● Information shown:
= = = = =
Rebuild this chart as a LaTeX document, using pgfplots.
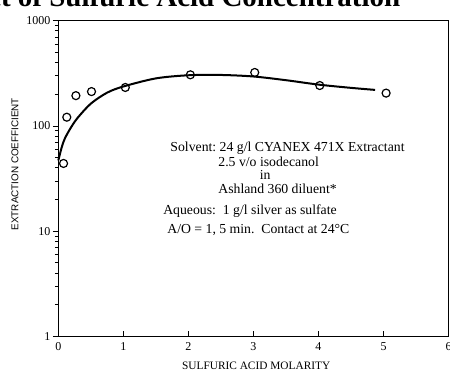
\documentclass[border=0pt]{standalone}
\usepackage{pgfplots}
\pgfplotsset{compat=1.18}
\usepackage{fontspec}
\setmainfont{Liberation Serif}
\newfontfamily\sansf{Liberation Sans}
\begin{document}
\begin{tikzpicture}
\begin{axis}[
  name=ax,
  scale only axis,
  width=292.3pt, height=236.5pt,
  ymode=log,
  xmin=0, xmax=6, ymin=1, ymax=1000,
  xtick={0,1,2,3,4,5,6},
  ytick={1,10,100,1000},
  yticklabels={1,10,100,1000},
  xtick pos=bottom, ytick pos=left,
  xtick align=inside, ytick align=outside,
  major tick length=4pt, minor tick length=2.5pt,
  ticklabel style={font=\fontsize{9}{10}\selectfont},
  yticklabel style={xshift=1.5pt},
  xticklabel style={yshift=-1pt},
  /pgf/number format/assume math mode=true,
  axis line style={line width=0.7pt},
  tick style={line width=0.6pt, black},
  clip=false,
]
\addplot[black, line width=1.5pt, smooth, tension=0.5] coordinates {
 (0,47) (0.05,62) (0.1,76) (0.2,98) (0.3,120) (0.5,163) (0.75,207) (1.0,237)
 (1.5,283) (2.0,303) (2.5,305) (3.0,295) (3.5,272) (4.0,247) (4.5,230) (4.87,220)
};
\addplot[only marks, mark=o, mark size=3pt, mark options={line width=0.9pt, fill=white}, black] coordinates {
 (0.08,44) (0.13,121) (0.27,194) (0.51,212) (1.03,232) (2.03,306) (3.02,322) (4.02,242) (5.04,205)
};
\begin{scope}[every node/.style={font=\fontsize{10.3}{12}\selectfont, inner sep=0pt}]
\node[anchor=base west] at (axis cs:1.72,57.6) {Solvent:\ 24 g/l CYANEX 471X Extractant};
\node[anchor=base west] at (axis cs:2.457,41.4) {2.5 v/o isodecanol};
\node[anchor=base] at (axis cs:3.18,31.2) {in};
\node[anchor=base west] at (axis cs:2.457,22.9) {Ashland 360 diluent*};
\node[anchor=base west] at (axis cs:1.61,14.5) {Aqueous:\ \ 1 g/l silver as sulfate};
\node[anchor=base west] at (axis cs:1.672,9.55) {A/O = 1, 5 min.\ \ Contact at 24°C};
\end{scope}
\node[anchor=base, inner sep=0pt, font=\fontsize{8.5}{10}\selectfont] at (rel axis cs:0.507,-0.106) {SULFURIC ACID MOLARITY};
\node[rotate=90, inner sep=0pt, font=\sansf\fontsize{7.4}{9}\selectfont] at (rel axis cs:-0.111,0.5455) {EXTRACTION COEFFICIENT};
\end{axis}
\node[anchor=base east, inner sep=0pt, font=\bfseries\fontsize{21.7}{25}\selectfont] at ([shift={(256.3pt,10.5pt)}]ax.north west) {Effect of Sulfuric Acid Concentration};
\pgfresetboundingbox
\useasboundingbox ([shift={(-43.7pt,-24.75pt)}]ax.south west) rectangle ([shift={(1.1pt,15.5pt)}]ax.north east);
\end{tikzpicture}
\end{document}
= = = = =
● What you should do: Could you repeat all of the material exactly? Pictures should not be copied.

● Answer to this task:
Rebuild this chart as a LaTeX document, using pgfplots.
\documentclass[border=0pt]{standalone}
\usepackage{pgfplots}
\pgfplotsset{compat=1.18}
\usepackage{fontspec}
\setmainfont{Liberation Serif}
\newfontfamily\sansf{Liberation Sans}
\begin{document}
\begin{tikzpicture}
\begin{axis}[
  name=ax,
  scale only axis,
  width=292.3pt, height=236.5pt,
  ymode=log,
  xmin=0, xmax=6, ymin=1, ymax=1000,
  xtick={0,1,2,3,4,5,6},
  ytick={1,10,100,1000},
  yticklabels={1,10,100,1000},
  xtick pos=bottom, ytick pos=left,
  xtick align=inside, ytick align=outside,
  major tick length=4pt, minor tick length=2.5pt,
  ticklabel style={font=\fontsize{9}{10}\selectfont},
  yticklabel style={xshift=1.5pt},
  xticklabel style={yshift=-1pt},
  /pgf/number format/assume math mode=true,
  axis line style={line width=0.7pt},
  tick style={line width=0.6pt, black},
  clip=false,
]
\addplot[black, line width=1.5pt, smooth, tension=0.5] coordinates {
 (0,47) (0.05,62) (0.1,76) (0.2,98) (0.3,120) (0.5,163) (0.75,207) (1.0,237)
 (1.5,283) (2.0,303) (2.5,305) (3.0,295) (3.5,272) (4.0,247) (4.5,230) (4.87,220)
};
\addplot[only marks, mark=o, mark size=3pt, mark options={line width=0.9pt, fill=white}, black] coordinates {
 (0.08,44) (0.13,121) (0.27,194) (0.51,212) (1.03,232) (2.03,306) (3.02,322) (4.02,242) (5.04,205)
};
\begin{scope}[every node/.style={font=\fontsize{10.3}{12}\selectfont, inner sep=0pt}]
\node[anchor=base west] at (axis cs:1.72,57.6) {Solvent:\ 24 g/l CYANEX 471X Extractant};
\node[anchor=base west] at (axis cs:2.457,41.4) {2.5 v/o isodecanol};
\node[anchor=base] at (axis cs:3.18,31.2) {in};
\node[anchor=base west] at (axis cs:2.457,22.9) {Ashland 360 diluent*};
\node[anchor=base west] at (axis cs:1.61,14.5) {Aqueous:\ \ 1 g/l silver as sulfate};
\node[anchor=base west] at (axis cs:1.672,9.55) {A/O = 1, 5 min.\ \ Contact at 24°C};
\end{scope}
\node[anchor=base, inner sep=0pt, font=\fontsize{8.5}{10}\selectfont] at (rel axis cs:0.507,-0.106) {SULFURIC ACID MOLARITY};
\node[rotate=90, inner sep=0pt, font=\sansf\fontsize{7.4}{9}\selectfont] at (rel axis cs:-0.111,0.5455) {EXTRACTION COEFFICIENT};
\end{axis}
\node[anchor=base east, inner sep=0pt, font=\bfseries\fontsize{21.7}{25}\selectfont] at ([shift={(256.3pt,10.5pt)}]ax.north west) {Effect of Sulfuric Acid Concentration};
\pgfresetboundingbox
\useasboundingbox ([shift={(-43.7pt,-24.75pt)}]ax.south west) rectangle ([shift={(1.1pt,15.5pt)}]ax.north east);
\end{tikzpicture}
\end{document}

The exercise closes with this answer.